Fossati è a favore di una fusione fra le due società telecom, ma si è espresso con vigore contro un eventuale passaggio del controllo attraverso un semplice giro di quote dentro Telco: il finanziere sostiene l’idea di un passaggio trasparente, con tanto di Opa, perché ne possano approfittare anche i minori. “Si potrebbero sfruttare le sinergie tra le due società con vantaggi per tutti gli azionisti”, ha detto Fossati, mentre se non si uscisse dal chiuso di Telco “saremmo di fronte a una manovra esclusivamente finanziaria che danneggerebbe Telecom, per esempio in Sudamerica, e comporterebbe vantaggi soltanto per Telefónica. In questo caso saremmo pronti a dare battaglia in tutte le sedi e ricorrendo a tutte le armi di cui disponiamo”, ha concluso. Il 77% del capitale di Telecom Italia è di proprietà di soci che non partecipano a Telco, cosa che fa della compagnia telefonica una specie di public company.

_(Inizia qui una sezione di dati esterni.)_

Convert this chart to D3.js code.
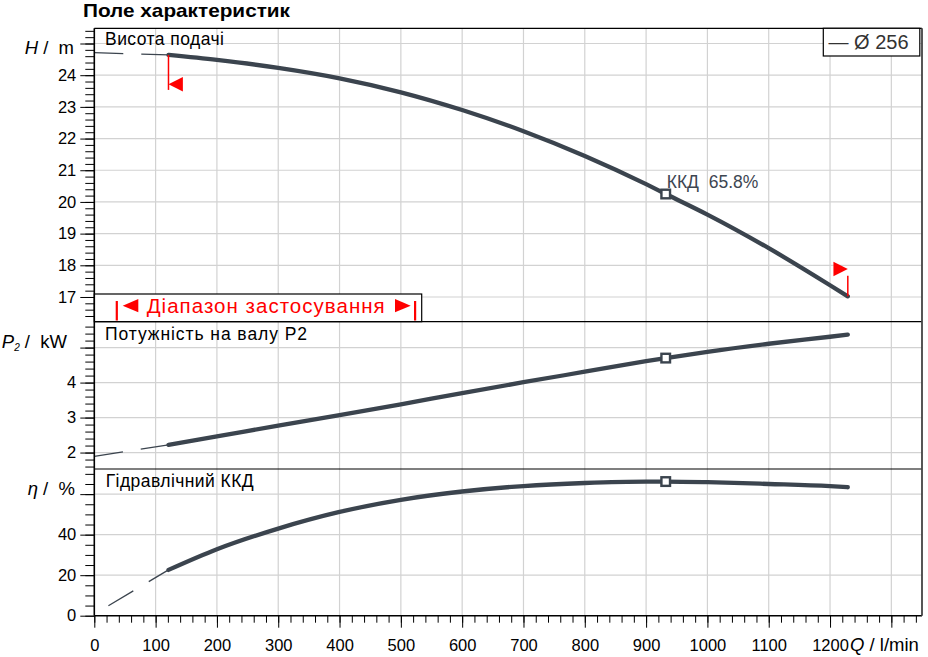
<!DOCTYPE html>
<html>
<head>
<meta charset="utf-8">
<script src="https://d3js.org/d3.v7.min.js"></script>
<style>
  body { margin: 0; background: #fff; }
  svg { font-family: 'Liberation Sans', Arial, sans-serif; display: block; }
</style>
</head>
<body>
<div id="chart"></div>
<script>
// working range of the pump curve (Q in l/min)
var flowQ   = [121, 200, 300, 400, 500, 600, 700, 800, 900, 932, 1000, 1100, 1200, 1229];
var headH   = [24.64, 24.48, 24.23, 23.90, 23.46, 22.90, 22.23, 21.45, 20.56, 20.25, 19.60, 18.54, 17.37, 17.02];
var powerP2 = [2.22, 2.46, 2.77, 3.07, 3.38, 3.70, 4.01, 4.31, 4.61, 4.70, 4.88, 5.11, 5.31, 5.37];
var effEta  = [22.6, 32.8, 43.0, 51.2, 57.2, 61.3, 64.0, 65.5, 66.2, 66.2, 65.9, 65.0, 63.9, 63.4];

// thin dashed lead-in below the working range
var leadQ    = [0, 121];
var leadH    = [24.71, 24.64];
var leadP2   = [1.89, 2.22];
var leadEtaQ = [23, 121];
var leadEta  = [4.9, 22.6];

var dutyQ = 932;
var dutyText = "ККД  65.8%";
var rangeEnds = [121, 1229];

var qTicks   = [0, 100, 200, 300, 400, 500, 600, 700, 800, 900, 1000, 1100, 1200];
var hTicks   = [17, 18, 19, 20, 21, 22, 23, 24];
var p2Ticks  = [2, 3, 4];
var etaTicks = [0, 20, 40];

var W = 928, H = 657;
var L = 94.3, R = 922, T = 28.3, B = 615.7;
var cut1 = 321.7, cut2 = 469;
var ink = "#3b444e";

var svg = d3.select("#chart").append("svg").attr("width", W).attr("height", H);

var x   = d3.scaleLinear().domain([0, 1350]).range([L, R]);
var yH  = d3.scaleLinear().domain([16.22, 25.48]).range([cut1, T]);
var yP  = d3.scaleLinear().domain([1.53, 5.74]).range([cut2, cut1]);
var yE  = d3.scaleLinear().domain([0, 72.4]).range([B, cut2]);

function range(a, b, s) { var r = []; for (var v = a; v <= b + 1e-9; v += s) r.push(+v.toFixed(3)); return r; }

// grid
var grid = svg.append("g").attr("stroke", "#d2d2d2").attr("stroke-width", 1.2);
d3.range(1, 14).forEach(function (i) {
  grid.append("line").attr("x1", x(i * 100)).attr("x2", x(i * 100)).attr("y1", T).attr("y2", B);
});
hTicks.concat([25]).forEach(function (v) {
  grid.append("line").attr("x1", L).attr("x2", R).attr("y1", yH(v)).attr("y2", yH(v));
});
p2Ticks.concat([5]).forEach(function (v) {
  grid.append("line").attr("x1", L).attr("x2", R).attr("y1", yP(v)).attr("y2", yP(v));
});
[20, 40, 60].forEach(function (v) {
  grid.append("line").attr("x1", L).attr("x2", R).attr("y1", yE(v)).attr("y2", yE(v));
});

// axes (minor + major)
function leftAxis(scale, minor, major, labels) {
  var g1 = svg.append("g").attr("transform", "translate(" + L + ",0)")
    .call(d3.axisLeft(scale).tickValues(minor).tickSize(9).tickFormat(""));
  var g2 = svg.append("g").attr("transform", "translate(" + L + ",0)")
    .call(d3.axisLeft(scale).tickValues(major).tickSize(14).tickPadding(4)
      .tickFormat(function (d) { return labels.indexOf(d) >= 0 ? d : ""; }));
  [g1, g2].forEach(function (g) { g.select(".domain").remove(); g.selectAll("line").attr("stroke", "#000"); });
  g2.selectAll("text").attr("font-size", 16.5).attr("fill", "#000").attr("font-family", "'Liberation Sans', Arial, sans-serif");
}
leftAxis(yH, range(16.4, 25.4, 0.2), hTicks.concat([25]), hTicks);
leftAxis(yP, range(1.6, 5.6, 0.2), p2Ticks.concat([5]), p2Ticks);
leftAxis(yE, range(0, 70, 5), etaTicks.concat([60]), etaTicks);

var gx1 = svg.append("g").attr("transform", "translate(0," + B + ")")
  .call(d3.axisBottom(x).tickValues(range(0, 1340, 20)).tickSize(7).tickFormat(""));
var gx2 = svg.append("g").attr("transform", "translate(0," + B + ")")
  .call(d3.axisBottom(x).tickValues(qTicks.concat([1300])).tickSize(12).tickPadding(11.5)
    .tickFormat(function (d) { return qTicks.indexOf(d) >= 0 ? d : ""; }));
[gx1, gx2].forEach(function (g) { g.select(".domain").remove(); g.selectAll("line").attr("stroke", "#000"); });
gx2.selectAll("text").attr("font-size", 16.5).attr("fill", "#000").attr("font-family", "'Liberation Sans', Arial, sans-serif");

// axis titles
var t1 = svg.append("text").attr("x", 74).attr("y", 53.5).attr("text-anchor", "end").attr("font-size", 18.5)
  .attr("xml:space", "preserve").style("white-space", "pre");
t1.append("tspan").attr("font-style", "italic").text("H");
t1.append("tspan").text(" /  m");
var t2 = svg.append("text").attr("x", 67).attr("y", 348).attr("text-anchor", "end").attr("font-size", 18.5)
  .attr("xml:space", "preserve").style("white-space", "pre");
t2.append("tspan").attr("font-style", "italic").text("P");
t2.append("tspan").attr("font-style", "italic").attr("font-size", 10).attr("dy", 3).text("2");
t2.append("tspan").attr("dy", -3).text(" /  kW");
var t3 = svg.append("text").attr("x", 75).attr("y", 495).attr("text-anchor", "end").attr("font-size", 18.5)
  .attr("xml:space", "preserve").style("white-space", "pre");
t3.append("tspan").attr("font-style", "italic").text("η");
t3.append("tspan").text(" /  %");
var t4 = svg.append("text").attr("x", 850).attr("y", 650.7).attr("font-size", 18.5);
t4.append("tspan").attr("font-style", "italic").text("Q");
t4.append("tspan").text(" / l/min");

svg.append("text").attr("x", 83).attr("y", 16.7).attr("font-size", 18.5).attr("font-weight", "bold")
  .attr("textLength", 207).attr("lengthAdjust", "spacingAndGlyphs")
  .text("Поле характеристик");

// panel titles
svg.append("text").attr("x", 105).attr("y", 45).attr("font-size", 17.5)
  .attr("textLength", 119).attr("lengthAdjust", "spacing").text("Висота подачі");
svg.append("text").attr("x", 105).attr("y", 340).attr("font-size", 17.5)
  .attr("textLength", 202).attr("lengthAdjust", "spacing").text("Потужність на валу  P2");
svg.append("text").attr("x", 105.7).attr("y", 486.7).attr("font-size", 17.5)
  .attr("textLength", 148).attr("lengthAdjust", "spacing").text("Гідравлічний ККД");

// curves
function drawSeries(qs, vs, scale, thick) {
  var pts = qs.map(function (q, i) { return [x(q), scale(vs[i])]; });
  var line = d3.line().curve(thick ? d3.curveMonotoneX : d3.curveLinear);
  var p = svg.append("path").attr("d", line(pts)).attr("fill", "none").attr("stroke", ink);
  if (thick) p.attr("stroke-width", 4.3).attr("stroke-linecap", "round").attr("stroke-linejoin", "round");
  else p.attr("stroke-width", 1.3).attr("stroke-dasharray", "29,18");
}
drawSeries(leadQ, leadH, yH, false);
drawSeries(leadQ, leadP2, yP, false);
drawSeries(leadEtaQ, leadEta, yE, false);
drawSeries(flowQ, headH, yH, true);
drawSeries(flowQ, powerP2, yP, true);
drawSeries(flowQ, effEta, yE, true);

// duty point markers
var di = flowQ.indexOf(dutyQ);
[[headH, yH], [powerP2, yP], [effEta, yE]].forEach(function (s) {
  svg.append("rect").attr("x", x(dutyQ) - 4.3).attr("y", s[1](s[0][di]) - 4.3)
    .attr("width", 8.6).attr("height", 8.6).attr("fill", "#fff").attr("stroke", ink).attr("stroke-width", 2.4);
});
svg.append("text").attr("x", x(dutyQ) + 1).attr("y", yH(headH[di]) - 6.5)
  .attr("font-size", 17.5).attr("fill", "#3d4651").attr("xml:space", "preserve").style("white-space", "pre")
  .text(dutyText);

// red range markers on the head curve
var red = "#ff0000";
var xa = x(rangeEnds[0]), ya = yH(headH[0]);
svg.append("line").attr("x1", xa).attr("x2", xa).attr("y1", ya).attr("y2", ya + 35).attr("stroke", red).attr("stroke-width", 1.5);
svg.append("path").attr("d", "M" + xa + "," + (ya + 29.3) + "L" + (xa + 14.4) + "," + (ya + 22) + "L" + (xa + 14.4) + "," + (ya + 36.5) + "Z").attr("fill", red);
var xb = x(rangeEnds[1]), yb = yH(headH[headH.length - 1]);
svg.append("line").attr("x1", xb).attr("x2", xb).attr("y1", yb).attr("y2", yb - 20.5).attr("stroke", red).attr("stroke-width", 1.5);
svg.append("path").attr("d", "M" + (xb - 14.4) + "," + (yb - 34.6) + "L" + xb + "," + (yb - 27.3) + "L" + (xb - 14.4) + "," + (yb - 20) + "Z").attr("fill", red);

// application range box
svg.append("rect").attr("x", L).attr("y", 294).attr("width", 327.4).attr("height", cut1 - 294)
  .attr("fill", "#fff").attr("stroke", "#000").attr("stroke-width", 1.2);
svg.append("rect").attr("x", 115.7).attr("y", 301).attr("width", 2.2).attr("height", 19.5).attr("fill", red);
svg.append("rect").attr("x", 414).attr("y", 301).attr("width", 2.2).attr("height", 19.5).attr("fill", red);
svg.append("path").attr("d", "M122.7,305.7L138.3,299L138.3,312.3Z").attr("fill", red);
svg.append("path").attr("d", "M410.7,305.7L395,299L395,312.3Z").attr("fill", red);
svg.append("text").attr("x", 146.7).attr("y", 313.3).attr("font-size", 20.5).attr("fill", red)
  .attr("textLength", 238).attr("lengthAdjust", "spacing").text("Діапазон застосування");

// frame and panel separators
var fr = svg.append("g").attr("stroke", "#000").attr("stroke-width", 1.2);
fr.append("line").attr("x1", L).attr("x2", R).attr("y1", T).attr("y2", T);
fr.append("line").attr("x1", L).attr("x2", R).attr("y1", cut1).attr("y2", cut1);
fr.append("line").attr("x1", L).attr("x2", R).attr("y1", cut2).attr("y2", cut2);
fr.append("line").attr("x1", L).attr("x2", R).attr("y1", B).attr("y2", B).attr("stroke-width", 1.6);
fr.append("line").attr("x1", L).attr("x2", L).attr("y1", T).attr("y2", B).attr("stroke-width", 1.6);
fr.append("line").attr("x1", R).attr("x2", R).attr("y1", T).attr("y2", B).attr("stroke", "#444").attr("stroke-width", 1.8);

// legend
svg.append("rect").attr("x", 823.3).attr("y", T).attr("width", 96.5).attr("height", 27.7)
  .attr("fill", "#fff").attr("stroke", "#000").attr("stroke-width", 1.2);
svg.append("text").attr("x", 828.5).attr("y", 49).attr("font-size", 20).attr("fill", "#333")
  .text("— Ø 256");
</script>
</body>
</html>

I Benetton, che sono usciti da Telco lasciando la stecca alle tre grandi banche, hanno in corso anche un’altra partita italo-spagnola, quella su Atlantia (ex Autostrade). Due anni fa il governo italiano aveva fermato la fusione della società con i catalani di Abertis (una realtà di livello più che europeo, con 11.000 dipendenti e 3,7 miliardi di euro di fatturato). Ne era uscita una soluzione di compromesso in cui Abertis conservava il 6,68% delle azioni, apportate al patto di sindacato, ma l’azionista principale era Sintonia con il 38,06% e altre quote avevano Fondazione Crt (6,68%), il fondo Aabar Investments di Abu Dhabi e Assicurazioni Generali (3,38% ciascuna). Il resto era flottante, di cui in Gran Bretagna il 40%, Usa, Italia e “Resto dell’Europa” 14% ciascuno, Norvegia 12%, Svizzera 4%, Resto del mondo 6%. Abertis considerava la sua quota, o diceva di considerarla, come un investimento puramente finanziario. L’idea di un merger però non era morta, e sta tornando fuori adesso con il progetto (oh, smentito anche quello, smentitissimo!) di fondere Abertis non solo con Atlantia ma anche con Gemina, che controlla Aeroporti di Roma.
Iin questo progetto sono parte diligente i Benetton, che sono anche nel patto di sindacato di Gemina insieme a Mediobanca e si troverebbero a controllare il nuovo gruppo, anche se con qualcosa di meno della maggioranza del capitale. La fusione creerebbe un gruppo piuttosto forte sul piano industriale, presente nei trasporti e nelle telecomunicazioni come si confà ad Abertis, ma non dominato da questa come nel caso di una fusione senza Gemina. Malgrado tutte le smentite, di questo mondo, qualcosa fra l’Italia e la Spagna si sta quasi sicuramente preparando – a mancare, a quanto si dice, è solo l’avallo finale della politica.